■ **Source data**:
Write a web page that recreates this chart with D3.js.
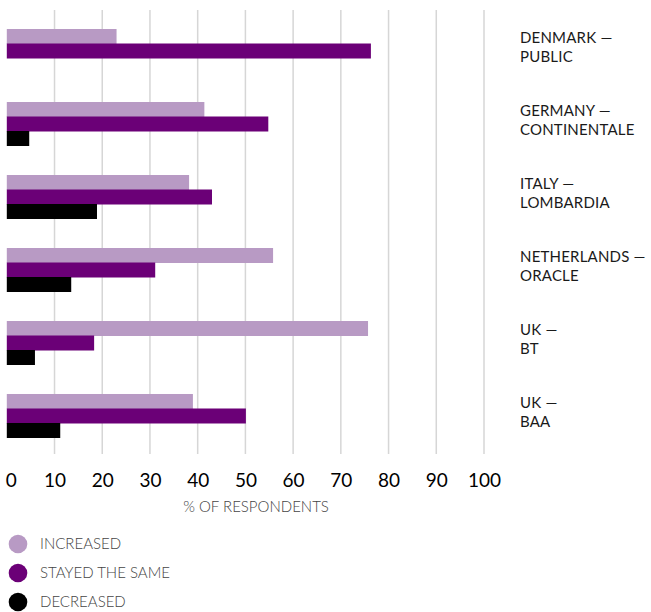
<!DOCTYPE html>
<html>
<head>
<meta charset="utf-8">
<script src="https://cdnjs.cloudflare.com/ajax/libs/d3/7.8.5/d3.min.js"></script>
<style>
    body { margin: 0; background: #fff; }
    svg { display: block; font-family: Lato, 'Open Sans', sans-serif; }
    .tick-label { font-size: 19px; fill: #000; }
    .cat-label { font-size: 15px; fill: #1a1a1a; letter-spacing: 0.2px; }
    .legend-label, .axis-title { font-size: 15px; fill: #444; font-weight: 300; }
</style>
</head>
<body>
<svg width="651" height="612"></svg>
<script>
// data
var categories = ["DENMARK — PUBLIC", "GERMANY — CONTINENTALE", "ITALY — LOMBARDIA",
                  "NETHERLANDS — ORACLE", "UK — BT", "UK — BAA"];
var seriesNames = ["INCREASED", "STAYED THE SAME", "DECREASED"];
var increased = [23, 41.4, 38.2, 55.8, 75.7, 39];
var stayedSame = [76.3, 54.8, 43, 31.1, 18.3, 50.1];
var decreased = [0, 4.7, 18.9, 13.5, 5.9, 11.2];
var tickValues = [0, 10, 20, 30, 40, 50, 60, 70, 80, 90, 100];
var colors = ["#b89ac4", "#6b0077", "#000000"];

var values = [increased, stayedSame, decreased];
var svg = d3.select("svg");

var x = d3.scaleLinear().domain([0, 100]).range([6.8, 484]);
var y0 = d3.scaleBand().domain(categories).range([29, 437.5]).paddingInner(0.404).paddingOuter(0);
var y1 = d3.scaleBand().domain(seriesNames).range([0, y0.bandwidth()]);

// gridlines
svg.append("g")
    .selectAll("line")
    .data(tickValues.filter(function(d) { return d > 0; }))
    .enter().append("line")
    .attr("x1", function(d) { return x(d); })
    .attr("x2", function(d) { return x(d); })
    .attr("y1", 10)
    .attr("y2", 454)
    .attr("stroke", "#d6d6d6")
    .attr("stroke-width", 1.5);

// bars
var groups = svg.append("g").selectAll("g")
    .data(categories)
    .enter().append("g")
    .attr("transform", function(d) { return "translate(0," + y0(d) + ")"; });

groups.selectAll("rect")
    .data(function(d, i) {
        return seriesNames.map(function(s, j) { return {s: s, v: values[j][i], c: colors[j]}; });
    })
    .enter().append("rect")
    .attr("x", x(0))
    .attr("y", function(d) { return y1(d.s); })
    .attr("height", y1.bandwidth() + 0.5)
    .attr("width", function(d) { return x(d.v) - x(0); })
    .attr("fill", function(d) { return d.c; });

// category labels, two lines
groups.append("text")
    .attr("class", "cat-label")
    .each(function(d) {
        var parts = d.split(" — ");
        var t = d3.select(this);
        t.append("tspan").attr("x", 520).attr("y", 14).text(parts[0] + " —");
        t.append("tspan").attr("x", 520).attr("y", 33).text(parts[1]);
    });

// x axis
var xAxis = svg.append("g")
    .attr("transform", "translate(0,470)")
    .call(d3.axisBottom(x).tickValues(tickValues).tickSize(0).tickPadding(0));
xAxis.select(".domain").remove();
xAxis.attr("font-size", null).attr("font-family", null);
xAxis.selectAll("text")
    .attr("class", "tick-label")
    .attr("dy", "0.9em")
    .attr("fill", null);
xAxis.select(".tick text").attr("dx", 4);

svg.append("text")
    .attr("class", "axis-title")
    .attr("x", 256)
    .attr("y", 512)
    .attr("text-anchor", "middle")
    .text("% OF RESPONDENTS");

// legend
var legend = svg.append("g").selectAll("g")
    .data(seriesNames)
    .enter().append("g")
    .attr("transform", function(d, i) { return "translate(0," + (544 + i * 29) + ")"; });
legend.append("circle")
    .attr("cx", 18)
    .attr("r", 9.3)
    .attr("fill", function(d, i) { return colors[i]; });
legend.append("text")
    .attr("class", "legend-label")
    .attr("x", 40)
    .attr("dy", "0.35em")
    .text(function(d) { return d; });
</script>
</body>
</html>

■ **What you need to do**: Filter the listing for the word "this" and copy every line that holds it.

■ **Task result**:
Write a web page that recreates this chart with D3.js.
        var t = d3.select(this);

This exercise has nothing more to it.